Ultimately, I really don’t regret first working as a scientist in the lab. Firstly, it gave me a good practical grounding in much of the subject matter I still come across today which helps a lot in discussions with inventors who are generally lab scientists themselves. However, it also made me realise that research was not the career I wanted to pursue long term and that becoming a patent attorney would be a better fit. For me, it was the ability to utilise my scientific background in a more commercially focussed role, and to work across much more diverse areas of novel science than my research job allowed. I was also attracted by the relatively structured career progression and certainty. Variety of subject matter was also the reason I chose to enter private practice as it allows me to work for multiple different clients, rather than joining the patent department of one big company and focussing only on the technology they generate in house.

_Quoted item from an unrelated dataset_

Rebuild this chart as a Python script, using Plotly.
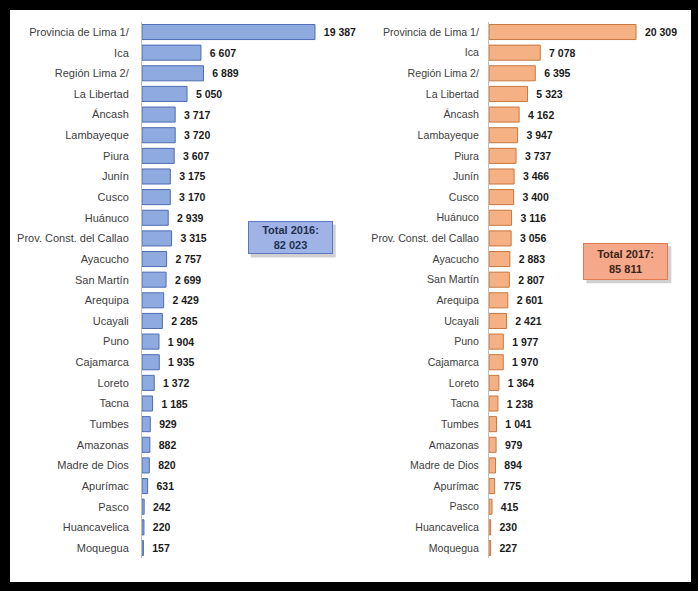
import plotly.graph_objects as go

W, H = 698, 591

regions = ["Provincia de Lima 1/", "Ica", "Región Lima 2/", "La Libertad", "Áncash",
           "Lambayeque", "Piura", "Junín", "Cusco", "Huánuco", "Prov. Const. del Callao",
           "Ayacucho", "San Martín", "Arequipa", "Ucayali", "Puno", "Cajamarca", "Loreto",
           "Tacna", "Tumbes", "Amazonas", "Madre de Dios", "Apurímac", "Pasco",
           "Huancavelica", "Moquegua"]
values_2016 = [19387, 6607, 6889, 5050, 3717, 3720, 3607, 3175, 3170, 2939, 3315, 2757,
               2699, 2429, 2285, 1904, 1935, 1372, 1185, 929, 882, 820, 631, 242, 220, 157]
values_2017 = [20309, 7078, 6395, 5323, 4162, 3947, 3737, 3466, 3400, 3116, 3056, 2883,
               2807, 2601, 2421, 1977, 1970, 1364, 1238, 1041, 979, 894, 775, 415, 230, 227]
total_2016 = "Total 2016:<br>82 023"
total_2017 = "Total 2017:<br>85 811"


def fmt(v):
    return "\u00a0\u00a0" + f"{v:,}".replace(",", " ")


def px_x(p):
    return p / W


def px_y(p):
    return 1 - p / H


fig = go.Figure()
fig.add_trace(go.Bar(
    y=regions, x=values_2016, orientation="h", xaxis="x", yaxis="y",
    marker=dict(color="#8eaade", line=dict(color="#4d6db3", width=1)),
    text=[fmt(v) for v in values_2016], textposition="outside", cliponaxis=False,
    constraintext="none",
    textfont=dict(family="Liberation Sans", size=10.5, color="#1a1a1a", weight="bold"),
    hoverinfo="skip"))
fig.add_trace(go.Bar(
    y=regions, x=values_2017, orientation="h", xaxis="x2", yaxis="y2",
    marker=dict(color="#f5b184", line=dict(color="#c8773f", width=1)),
    text=[fmt(v) for v in values_2017], textposition="outside", cliponaxis=False,
    constraintext="none",
    textfont=dict(family="Liberation Sans", size=10.5, color="#1a1a1a", weight="bold"),
    hoverinfo="skip"))

ydom = [px_y(558.3), px_y(21.7)]
common_x = dict(range=[0, 22000], showgrid=False, zeroline=False, showticklabels=False,
                showline=False, fixedrange=True)
common_y = dict(type="category", range=[25.5, -0.5], showgrid=False, zeroline=False,
                showline=True, linecolor="#bfbfbf", linewidth=1, ticks="outside",
                tickcolor="rgba(0,0,0,0)", domain=ydom, fixedrange=True,
                tickfont=dict(family="Liberation Sans", size=11, color="#404040"))

fig.update_layout(
    width=W, height=H,
    margin=dict(l=0, r=0, t=0, b=0, autoexpand=False),
    paper_bgcolor="black", plot_bgcolor="rgba(0,0,0,0)",
    showlegend=False, bargap=0.27,
    xaxis=dict(domain=[px_x(142), px_x(338.3)], anchor="y", **common_x),
    yaxis=dict(anchor="x", ticklen=10, automargin=False, **common_y),
    xaxis2=dict(domain=[px_x(489), px_x(648.3)], anchor="y2", **common_x),
    yaxis2=dict(anchor="x2", ticklen=7, automargin=False,
                **{**common_y, "tickfont": dict(family="Liberation Sans", size=10.6, color="#404040")}),
)

# white sheet inside black frame
fig.add_shape(type="rect", xref="paper", yref="paper", layer="below",
              x0=px_x(10), x1=px_x(691), y0=px_y(582), y1=px_y(10),
              fillcolor="white", line=dict(width=0))

# total boxes (shadow + annotation)
for (cx, cy, w, h, txt, fill, border, tcol) in [
    (290.2, 238.0, 85, 33, total_2016, "#9fb3e6", "#5b77c0", "#1f3050"),
    (625.8, 261.7, 85, 37, total_2017, "#f6a98a", "#e07b52", "#3a2418"),
]:
    fig.add_shape(type="rect", xref="paper", yref="paper", layer="above",
                  x0=px_x(cx - w / 2 + 3), x1=px_x(cx + w / 2 + 3),
                  y0=px_y(cy + h / 2 + 3), y1=px_y(cy - h / 2 + 3),
                  fillcolor="rgba(120,120,120,0.35)", line=dict(width=0))
    fig.add_annotation(xref="paper", yref="paper", x=px_x(cx), y=px_y(cy),
                       xanchor="center", yanchor="middle", showarrow=False,
                       text=f"<b>{txt}</b>", width=w - 2, height=h - 2,
                       bgcolor=fill, bordercolor=border, borderwidth=1, borderpad=0,
                       font=dict(family="Liberation Sans", size=11, color=tcol), align="center")

fig.write_html("out.html", config={"displayModeBar": False},
               post_script="document.body.style.margin='0';document.body.style.background='white';")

My life as a patent attorney
Since joining the profession, I followed the usual path of shadowing a qualified attorney whilst working as an assistant which built up my experience across all aspects of the job. Alongside this I studied for my UK and European Patent Attorney qualifications, sitting my first professional exams in 2009 and my last one (thankfully my only re-sit!) in 2012, progressing to an Associate where I began to have responsibility for my own cases.

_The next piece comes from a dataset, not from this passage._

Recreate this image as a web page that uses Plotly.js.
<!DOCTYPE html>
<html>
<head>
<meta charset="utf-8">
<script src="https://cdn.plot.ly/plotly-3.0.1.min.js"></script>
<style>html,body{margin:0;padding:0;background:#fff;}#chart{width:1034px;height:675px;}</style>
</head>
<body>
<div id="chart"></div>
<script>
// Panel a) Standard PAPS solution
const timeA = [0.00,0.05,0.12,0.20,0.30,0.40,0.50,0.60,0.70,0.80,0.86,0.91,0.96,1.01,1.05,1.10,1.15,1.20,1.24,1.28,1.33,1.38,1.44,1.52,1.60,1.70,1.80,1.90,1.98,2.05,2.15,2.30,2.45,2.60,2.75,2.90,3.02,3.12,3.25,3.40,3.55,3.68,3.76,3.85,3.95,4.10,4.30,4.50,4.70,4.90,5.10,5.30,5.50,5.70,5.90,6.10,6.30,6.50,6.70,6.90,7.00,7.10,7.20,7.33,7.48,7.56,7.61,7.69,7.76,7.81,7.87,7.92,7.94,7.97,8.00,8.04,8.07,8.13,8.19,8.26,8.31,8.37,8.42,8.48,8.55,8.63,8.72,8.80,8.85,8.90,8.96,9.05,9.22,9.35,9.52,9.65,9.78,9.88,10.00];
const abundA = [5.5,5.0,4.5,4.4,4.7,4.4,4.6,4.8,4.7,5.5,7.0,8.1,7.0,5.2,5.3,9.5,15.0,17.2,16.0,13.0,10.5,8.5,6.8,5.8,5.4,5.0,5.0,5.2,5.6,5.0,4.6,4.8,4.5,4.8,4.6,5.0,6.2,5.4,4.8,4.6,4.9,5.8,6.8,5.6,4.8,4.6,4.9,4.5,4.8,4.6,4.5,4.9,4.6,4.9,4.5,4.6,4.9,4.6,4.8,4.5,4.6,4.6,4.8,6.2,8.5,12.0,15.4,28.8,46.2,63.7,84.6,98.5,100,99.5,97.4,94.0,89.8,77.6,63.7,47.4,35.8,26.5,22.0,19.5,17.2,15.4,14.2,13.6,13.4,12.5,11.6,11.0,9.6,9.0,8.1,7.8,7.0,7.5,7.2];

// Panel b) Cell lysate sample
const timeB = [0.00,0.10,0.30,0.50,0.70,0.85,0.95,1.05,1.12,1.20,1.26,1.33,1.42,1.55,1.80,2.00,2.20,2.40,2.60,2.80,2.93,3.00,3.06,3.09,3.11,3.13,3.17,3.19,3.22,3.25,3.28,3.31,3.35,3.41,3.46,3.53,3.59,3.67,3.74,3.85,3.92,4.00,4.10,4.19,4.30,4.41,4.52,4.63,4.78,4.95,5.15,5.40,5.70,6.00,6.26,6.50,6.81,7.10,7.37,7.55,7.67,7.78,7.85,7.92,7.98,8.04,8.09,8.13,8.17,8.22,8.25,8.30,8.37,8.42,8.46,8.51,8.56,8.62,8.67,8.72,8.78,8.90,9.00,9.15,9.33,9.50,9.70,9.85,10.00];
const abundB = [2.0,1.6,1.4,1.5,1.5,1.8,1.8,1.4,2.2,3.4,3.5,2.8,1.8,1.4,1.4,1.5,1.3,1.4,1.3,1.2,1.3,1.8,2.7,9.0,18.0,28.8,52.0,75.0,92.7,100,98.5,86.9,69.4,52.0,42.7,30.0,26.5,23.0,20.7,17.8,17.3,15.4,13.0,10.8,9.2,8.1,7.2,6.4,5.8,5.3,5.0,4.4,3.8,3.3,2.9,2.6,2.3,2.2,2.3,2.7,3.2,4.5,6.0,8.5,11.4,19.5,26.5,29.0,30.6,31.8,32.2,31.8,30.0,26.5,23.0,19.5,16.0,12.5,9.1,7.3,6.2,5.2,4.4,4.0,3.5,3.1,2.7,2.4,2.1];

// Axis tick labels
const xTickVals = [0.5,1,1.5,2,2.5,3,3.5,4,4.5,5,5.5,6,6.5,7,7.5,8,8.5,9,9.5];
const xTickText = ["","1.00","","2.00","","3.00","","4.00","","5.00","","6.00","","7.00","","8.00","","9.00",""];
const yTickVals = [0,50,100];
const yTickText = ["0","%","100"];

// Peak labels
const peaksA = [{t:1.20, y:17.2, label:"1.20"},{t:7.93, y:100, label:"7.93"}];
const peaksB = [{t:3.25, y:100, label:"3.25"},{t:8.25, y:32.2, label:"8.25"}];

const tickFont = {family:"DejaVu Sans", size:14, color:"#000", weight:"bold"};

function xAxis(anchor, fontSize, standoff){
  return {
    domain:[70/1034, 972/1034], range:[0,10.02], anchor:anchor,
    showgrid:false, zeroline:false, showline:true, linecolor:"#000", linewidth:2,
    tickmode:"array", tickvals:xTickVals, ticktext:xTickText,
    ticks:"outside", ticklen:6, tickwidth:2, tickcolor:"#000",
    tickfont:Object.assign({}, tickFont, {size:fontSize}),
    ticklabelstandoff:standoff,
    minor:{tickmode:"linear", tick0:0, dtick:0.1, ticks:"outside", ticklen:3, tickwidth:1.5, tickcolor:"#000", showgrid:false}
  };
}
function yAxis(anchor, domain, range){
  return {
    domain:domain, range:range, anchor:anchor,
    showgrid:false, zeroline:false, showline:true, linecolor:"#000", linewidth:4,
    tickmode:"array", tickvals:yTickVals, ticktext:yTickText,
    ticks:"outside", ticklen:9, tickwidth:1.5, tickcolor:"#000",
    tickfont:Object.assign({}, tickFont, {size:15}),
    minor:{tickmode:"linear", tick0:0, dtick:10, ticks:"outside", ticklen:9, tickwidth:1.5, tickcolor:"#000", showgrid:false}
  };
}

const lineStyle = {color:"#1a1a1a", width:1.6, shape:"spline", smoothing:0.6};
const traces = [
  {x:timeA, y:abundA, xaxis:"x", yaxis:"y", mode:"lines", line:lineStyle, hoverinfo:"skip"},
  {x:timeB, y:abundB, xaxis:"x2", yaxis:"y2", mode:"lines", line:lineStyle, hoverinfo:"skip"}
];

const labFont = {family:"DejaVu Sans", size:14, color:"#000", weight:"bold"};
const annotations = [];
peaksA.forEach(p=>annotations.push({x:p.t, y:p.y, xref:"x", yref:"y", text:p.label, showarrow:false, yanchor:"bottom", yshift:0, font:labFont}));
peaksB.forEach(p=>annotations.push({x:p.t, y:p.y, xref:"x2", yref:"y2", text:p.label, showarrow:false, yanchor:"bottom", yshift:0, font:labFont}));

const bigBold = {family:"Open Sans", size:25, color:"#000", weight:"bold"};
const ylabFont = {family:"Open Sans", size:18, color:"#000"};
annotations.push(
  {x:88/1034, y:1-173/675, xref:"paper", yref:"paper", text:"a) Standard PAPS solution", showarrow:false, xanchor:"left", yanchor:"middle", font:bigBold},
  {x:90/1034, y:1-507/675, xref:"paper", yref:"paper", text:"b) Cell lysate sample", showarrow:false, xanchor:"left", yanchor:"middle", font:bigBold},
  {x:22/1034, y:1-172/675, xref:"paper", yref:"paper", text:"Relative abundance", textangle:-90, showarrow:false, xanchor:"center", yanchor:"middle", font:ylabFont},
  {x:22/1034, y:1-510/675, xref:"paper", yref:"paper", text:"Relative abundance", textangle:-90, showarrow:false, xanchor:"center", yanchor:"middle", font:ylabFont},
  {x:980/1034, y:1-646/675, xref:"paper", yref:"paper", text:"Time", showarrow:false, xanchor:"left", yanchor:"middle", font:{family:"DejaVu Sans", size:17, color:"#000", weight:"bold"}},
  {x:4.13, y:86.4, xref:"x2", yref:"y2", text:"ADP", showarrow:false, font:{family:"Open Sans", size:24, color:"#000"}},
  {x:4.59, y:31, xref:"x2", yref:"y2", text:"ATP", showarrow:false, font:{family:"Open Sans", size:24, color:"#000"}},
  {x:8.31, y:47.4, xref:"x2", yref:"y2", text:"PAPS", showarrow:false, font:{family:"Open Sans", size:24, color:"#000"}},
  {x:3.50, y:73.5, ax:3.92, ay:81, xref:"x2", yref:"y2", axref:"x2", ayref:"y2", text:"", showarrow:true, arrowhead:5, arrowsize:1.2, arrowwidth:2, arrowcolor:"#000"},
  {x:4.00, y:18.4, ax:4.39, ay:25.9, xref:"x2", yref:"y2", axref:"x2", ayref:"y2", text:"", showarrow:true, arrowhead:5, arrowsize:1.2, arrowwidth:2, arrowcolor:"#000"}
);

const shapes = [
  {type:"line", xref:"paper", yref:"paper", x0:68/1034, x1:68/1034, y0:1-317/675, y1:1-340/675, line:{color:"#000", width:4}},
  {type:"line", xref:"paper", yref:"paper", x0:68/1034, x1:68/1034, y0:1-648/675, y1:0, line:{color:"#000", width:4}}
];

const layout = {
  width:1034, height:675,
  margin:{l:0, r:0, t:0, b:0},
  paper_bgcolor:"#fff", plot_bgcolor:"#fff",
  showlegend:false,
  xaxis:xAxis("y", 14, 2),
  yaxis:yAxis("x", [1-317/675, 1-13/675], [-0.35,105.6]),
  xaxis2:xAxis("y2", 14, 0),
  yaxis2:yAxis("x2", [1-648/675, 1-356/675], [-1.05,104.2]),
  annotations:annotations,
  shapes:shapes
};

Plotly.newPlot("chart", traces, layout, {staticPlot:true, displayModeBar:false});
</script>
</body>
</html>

Since then I have progressed through Senior Associate to Partner, taking sole responsibility for my own clients, and recruiting my own trainee in 2017 – through whom I can relive the whole process over again!
Now a partner, my role is increasingly varied. I have always enjoyed the challenge of the traditional daily aspects of the patent attorney role, from drafting patent applications and designing global strategies to provide the most appropriate protection for my client’s inventions, through convincing patent office examiners around the world that those applications are indeed patentable, to oral advocacy at patent office hearings when opposing the validity of a patent held by a client’s competitor or defending my client’s own patent. However, I now get to additionally focus on the more commercial aspects of my own firm’s business. For me this has included a particular focus on developing our business in the US and the Nordics, as well as coordinating management of trainees in our department. Each of these has been very rewarding and it means I travel multiple times a year to the US and Scandinavia to meet current and potential clients, adding some variety beyond the usual foreign destinations for UK-based patent attorneys, namely the European Patent Office in Munich or The Hague for oral hearings!

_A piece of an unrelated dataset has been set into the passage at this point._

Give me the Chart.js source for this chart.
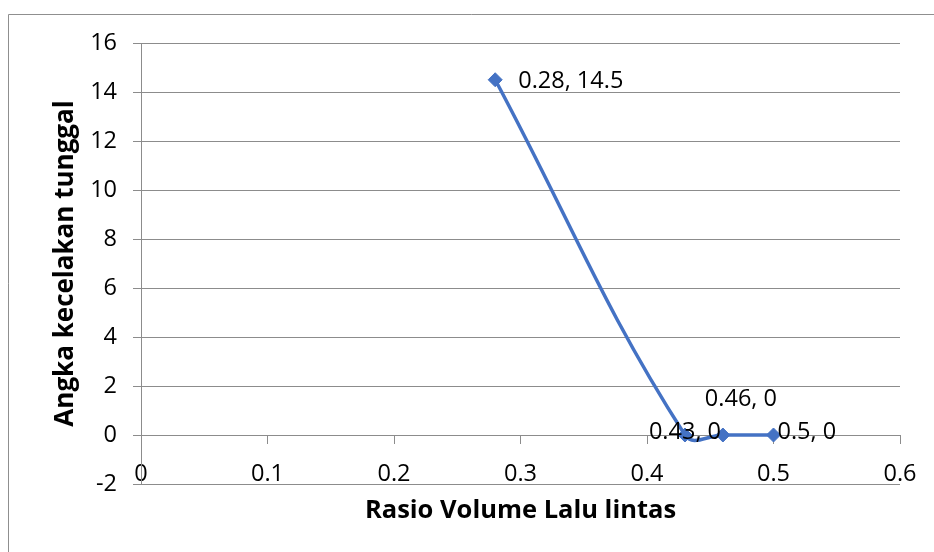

Becoming more senior has therefore added even more diversity to the role. Another benefit which is often overlooked is the large number of different types of people with whom I have a regular working relationship, despite my role being predominantly desk-based. The people I communicate with daily are spread across the globe, often with different backgrounds, different roles, and of course different personalities. This includes day to day working with my colleagues at Potter Clarkson, which now includes those based in our new Copenhagen and Stockholm offices, as well as our UK offices in Nottingham and London. Then of course there are my clients who are based throughout the UK, but also further afield such as in Scandinavia and the US, as well as the associates I work with across the world assisting my clients in obtaining patents in different territories, and also the examiners at the European Patent Office and UK Intellectual Property Office.
In summary, although the role is of course a very challenging one, for me I find it enjoyably varied and very rewarding, and crucially increasingly so as the years go by.